11.4.05

En la ciudad

Escribía Robert Musil: “No hay nada más invisible que un monumento”. Las aproximadamente mil quinientas páginas de la ingente novela El hombre sin atributos, no podían estar mejor resumidas para la reflexión sobre las artes plásticas que con esta aseveración de su propio autor. Reflexión que abunda en una de las ideas vertebradoras de buena parte del arte del siglo XX: el hecho de que el espacio destinado para albergar arte no sólo media en la propia obra, sino que se configura como una de las condiciones de posibilidad de la obra de arte como tal. Es el espacio galería, el espacio museo, el espacio colección, el que inequívocamente identifica al objeto como objeto artístico. Es ese estar ahí, al que recurriera Heidegger, es el que hace saltar el tácito resorte del juicio simbólico y moral otorgando la categoría obra de arte al objeto. Así, el acto de colocar un marco a un lienzo, de poner un pedestal no sólo supone una discriminación perceptiva a favor de un objeto, sino que implica una transmutación de la esencia del mismo, al consagrarlo como objeto artístico.

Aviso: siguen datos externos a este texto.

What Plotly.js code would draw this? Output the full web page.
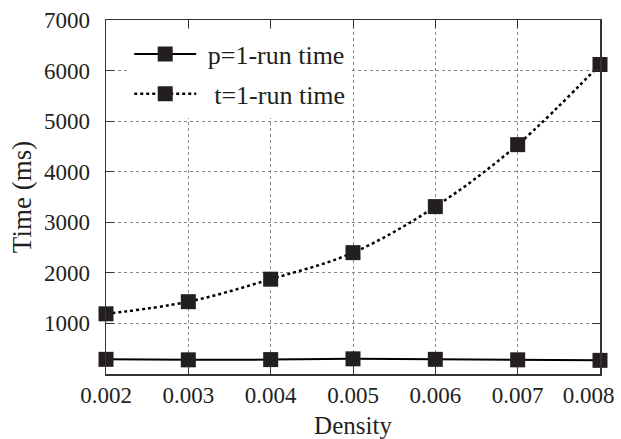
<!DOCTYPE html>
<html><head><meta charset="utf-8">
<script src="https://cdn.plot.ly/plotly-3.0.1.min.js"></script>
<style>body{margin:0;padding:0;background:#fff}#chart{width:621px;height:439px}</style>
</head><body><div id="chart"></div>
<script>
const density = [0.002, 0.003, 0.004, 0.005, 0.006, 0.007, 0.008];
const pRunTime = [290, 280, 285, 300, 290, 280, 270];
const tRunTime = [1190, 1430, 1875, 2400, 3310, 4535, 6120];
const yTicks = [1000, 2000, 3000, 4000, 5000, 6000, 7000];
const xTicks = [0.002, 0.003, 0.004, 0.005, 0.006, 0.007, 0.008];
const xTickLabels = ['0.002', '0.003', '0.004', '0.005', '0.006', '0.007', '0.008'];

// last label is nudged left (as in the reference) so it stays inside the page
const shownXLabels = xTickLabels.map((t, i) =>
  i === xTickLabels.length - 1 ? t + '\u00a0\u00a0\u00a0\u00a0' : t);

const font = '"Liberation Serif", "Times New Roman", serif';
const tickFont = {family: font, size: 23, color: '#231f20'};
const traces = [
  {x: density, y: pRunTime, name: ' p=1-run time', mode: 'lines+markers', legendgroup: 'a',
   line: {color: '#000', width: 2, dash: 'solid'},
   marker: {symbol: 'square', size: 15, color: '#231f20'}, cliponaxis: false},
  {x: density, y: tRunTime, name: '  t=1-run time', mode: 'lines+markers', legendgroup: 'b',
   line: {color: '#000', width: 2.5, dash: 'dot', shape: 'spline'},
   marker: {symbol: 'square', size: 15, color: '#231f20'}, cliponaxis: false}
];
const layout = {
  width: 621, height: 439,
  margin: {l: 106, r: 21, t: 20, b: 65},
  paper_bgcolor: '#fff', plot_bgcolor: '#fff',
  font: {family: font, size: 23, color: '#231f20'},
  showlegend: true,
  legend: {x: 0.047, y: 0.97, xanchor: 'left', yanchor: 'top', bgcolor: '#fff',
    borderwidth: 0, font: {family: font, size: 26, color: '#231f20'},
    itemwidth: 62, traceorder: 'grouped', tracegroupgap: 3},
  xaxis: {range: [0.002, 0.008], tickvals: xTicks, ticktext: shownXLabels,
    tickfont: tickFont, ticklabeloverflow: 'allow',
    showline: true, mirror: 'ticks', linecolor: '#333', linewidth: 1.5,
    ticks: 'inside', ticklen: 8, tickcolor: '#333',
    showgrid: true, gridcolor: '#888', griddash: 'dot', gridwidth: 1,
    zeroline: false, ticklabelstandoff: 0,
    title: {text: 'Density', font: {family: font, size: 25}, standoff: 14}},
  yaxis: {range: [0, 7000], tickvals: yTicks, tickfont: tickFont,
    showline: true, mirror: 'ticks', linecolor: '#333', linewidth: 1.5,
    ticks: 'inside', ticklen: 8, tickcolor: '#333',
    showgrid: true, gridcolor: '#888', griddash: 'dot', gridwidth: 1,
    zeroline: false, ticklabelstandoff: 10,
    title: {text: 'Time (ms)', font: {family: font, size: 27}, standoff: 4}}
};
Plotly.newPlot('chart', traces, layout, {displayModeBar: false, staticPlot: true});
</script></body></html>
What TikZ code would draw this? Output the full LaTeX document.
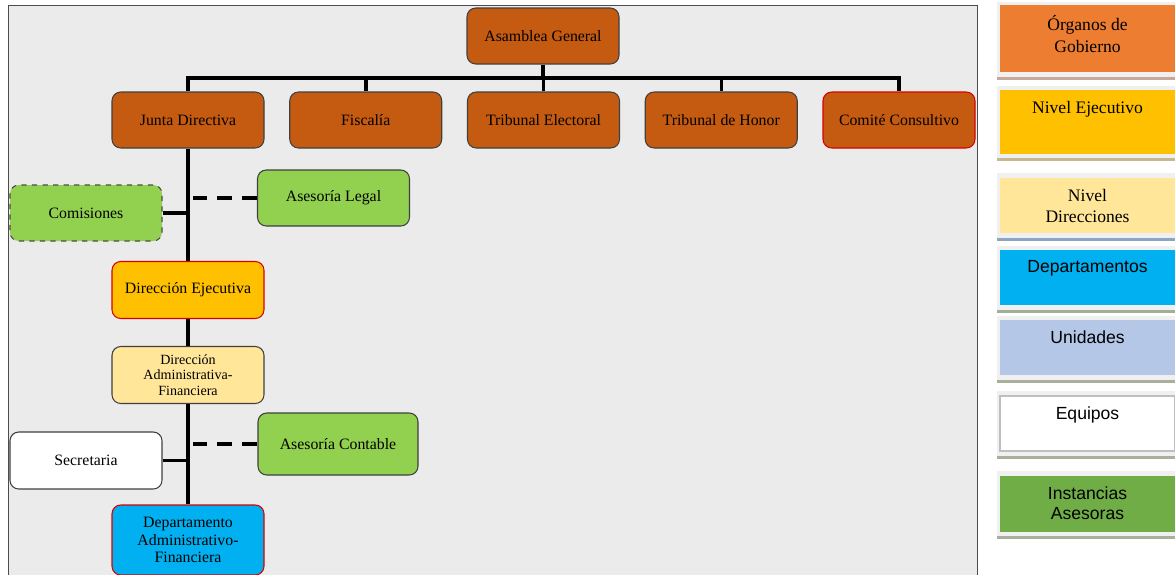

A lo largo de la historia del arte y el pensamiento los esfuerzos por alcanzar la obra de arte total fueron llevados a su sublimación por los postulados teóricos de Nietzsche o artísticos de Wagner. Dentro de esta tradición tardorromántica se encuentra el texto de Musil, en donde la ciudad relatada se convierte en un grandioso teatro del mundo, en donde ya no hay arte sino espacio escénico donde tiene lugar un periplo, el del ciudadano, que lo lleva por lo económico, lo político, lo social o lo afectivo. El habitante de la ciudad se convierte así en actor y el mobiliario urbano en tramoya. Así pues, la instalación de objetos artísticos en el entramado urbano se entiende desde el desborde de la función originaria de la sala de arte, la galería o el museo, quedando estos marginados por su mismo privilegio, del teatro que supone la cotidianeidad de la ciudad. Los escaparates, vallas publicitarias, objetos de consumo, se establecen ya como las auténticas obras de arte, llegando a formar parte de la categoría de lo que anteriormente se entendió como artístico, terminando por introducirse en el espacio expositivo instituido. No hay vuelta atrás.
Ante esto la galería, el museo, el arte establecido, a fin de cuentas, escapa excediéndose en sus límites, llegando al término de la condición moderna. La ciudad ya no es espacio escénico, sino que toda ella se convierte en galería de arte, en negocio y cultura cívica al mismo tiempo. El arte ha de ocupar un sitio, tiene que apoderarse de un espacio en una ciudad que lo revela y lo niega al mismo tiempo. De este modo, la obra de arte en general, la escultura en el caso que nos ocupa, pensada como objeto artístico como conmemoración, como monumento a fin de cuentas, se hace invisible a ojos del ciudadano, ya que la propia conformación de la ciudad moderna –no digamos, posmoderna– lo exige. Todo queda reducido a mobiliario, todo a teatralidad.
La instalación por parte de la Galería Benot, la Universidad y el Ayuntamiento de Cádiz, de las esculturas de gran formato del artista canario Pepe Abad en distintos lugares de la ciudad intenta con la mejor voluntad acercar el arte contemporáneo a los habitantes de una localidad no muy acostumbrada a semejantes despliegues. Se agradece tanto esfuerzo. Las obras presentadas son contundentes en su factura e interesantes en sus motivaciones y temática. Pepe Abad es un escultor contrastado. Pero si a veces, lastima o molesta la incomprensión del ciudadano de a pié, –hablemos claro– no es por la apatía artística o cultural de la sociedad en la que vivimos –nunca se leyó más, nunca se estuvo más informado, nunca se escuchó tanta música– sino la consecuencia lógica de la asunción, seguramente inconsciente, de nuevos usos y formas de entender lo que unos llaman arte moderno, y otros, arte moderno establecido.